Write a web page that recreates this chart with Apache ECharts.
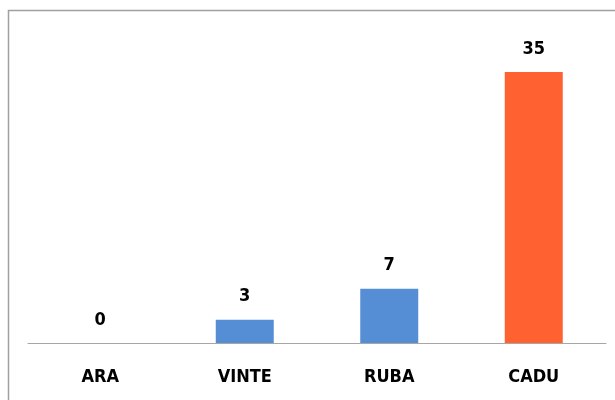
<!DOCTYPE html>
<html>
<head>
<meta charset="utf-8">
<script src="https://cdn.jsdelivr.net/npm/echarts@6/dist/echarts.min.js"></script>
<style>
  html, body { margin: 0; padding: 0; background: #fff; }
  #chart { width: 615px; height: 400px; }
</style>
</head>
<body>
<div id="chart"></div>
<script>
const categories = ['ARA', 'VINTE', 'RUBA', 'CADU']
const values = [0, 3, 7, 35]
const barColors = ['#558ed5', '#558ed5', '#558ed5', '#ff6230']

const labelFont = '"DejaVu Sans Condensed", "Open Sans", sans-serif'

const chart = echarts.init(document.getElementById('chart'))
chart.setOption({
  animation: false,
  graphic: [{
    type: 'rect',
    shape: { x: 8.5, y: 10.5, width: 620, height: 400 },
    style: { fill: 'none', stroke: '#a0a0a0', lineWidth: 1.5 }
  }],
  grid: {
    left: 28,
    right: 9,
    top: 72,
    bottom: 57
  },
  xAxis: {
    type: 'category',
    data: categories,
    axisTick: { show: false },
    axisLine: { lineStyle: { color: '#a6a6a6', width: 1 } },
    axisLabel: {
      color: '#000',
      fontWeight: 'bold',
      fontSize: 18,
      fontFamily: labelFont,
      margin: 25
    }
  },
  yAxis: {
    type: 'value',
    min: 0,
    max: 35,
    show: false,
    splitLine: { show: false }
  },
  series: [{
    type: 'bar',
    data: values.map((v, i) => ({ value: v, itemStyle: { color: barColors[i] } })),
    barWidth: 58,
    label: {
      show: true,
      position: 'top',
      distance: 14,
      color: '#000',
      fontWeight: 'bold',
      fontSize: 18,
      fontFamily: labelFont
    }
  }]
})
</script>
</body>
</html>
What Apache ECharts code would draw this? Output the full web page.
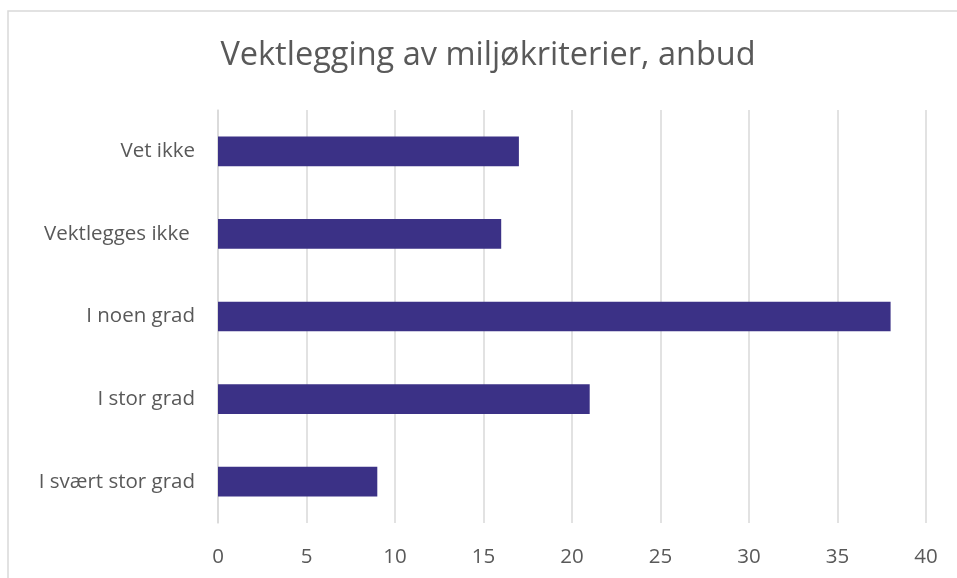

------------

Requirement:
Each line of the data should be quoted exactly, with pictures left out.

Response to the exercise:
Write a web page that recreates this chart with Apache ECharts.
<!DOCTYPE html>
<html>
<head>
<meta charset="utf-8">
<script src="https://cdn.jsdelivr.net/npm/echarts@6/dist/echarts.min.js"></script>
<style>
  html, body { margin: 0; padding: 0; background: #fff; }
  #chart { width: 615px; height: 400px; }
</style>
</head>
<body>
<div id="chart"></div>
<script>
const categories = ['ARA', 'VINTE', 'RUBA', 'CADU']
const values = [0, 3, 7, 35]
const barColors = ['#558ed5', '#558ed5', '#558ed5', '#ff6230']

const labelFont = '"DejaVu Sans Condensed", "Open Sans", sans-serif'

const chart = echarts.init(document.getElementById('chart'))
chart.setOption({
  animation: false,
  graphic: [{
    type: 'rect',
    shape: { x: 8.5, y: 10.5, width: 620, height: 400 },
    style: { fill: 'none', stroke: '#a0a0a0', lineWidth: 1.5 }
  }],
  grid: {
    left: 28,
    right: 9,
    top: 72,
    bottom: 57
  },
  xAxis: {
    type: 'category',
    data: categories,
    axisTick: { show: false },
    axisLine: { lineStyle: { color: '#a6a6a6', width: 1 } },
    axisLabel: {
      color: '#000',
      fontWeight: 'bold',
      fontSize: 18,
      fontFamily: labelFont,
      margin: 25
    }
  },
  yAxis: {
    type: 'value',
    min: 0,
    max: 35,
    show: false,
    splitLine: { show: false }
  },
  series: [{
    type: 'bar',
    data: values.map((v, i) => ({ value: v, itemStyle: { color: barColors[i] } })),
    barWidth: 58,
    label: {
      show: true,
      position: 'top',
      distance: 14,
      color: '#000',
      fontWeight: 'bold',
      fontSize: 18,
      fontFamily: labelFont
    }
  }]
})
</script>
</body>
</html>
What Apache ECharts code would draw this? Output the full web page.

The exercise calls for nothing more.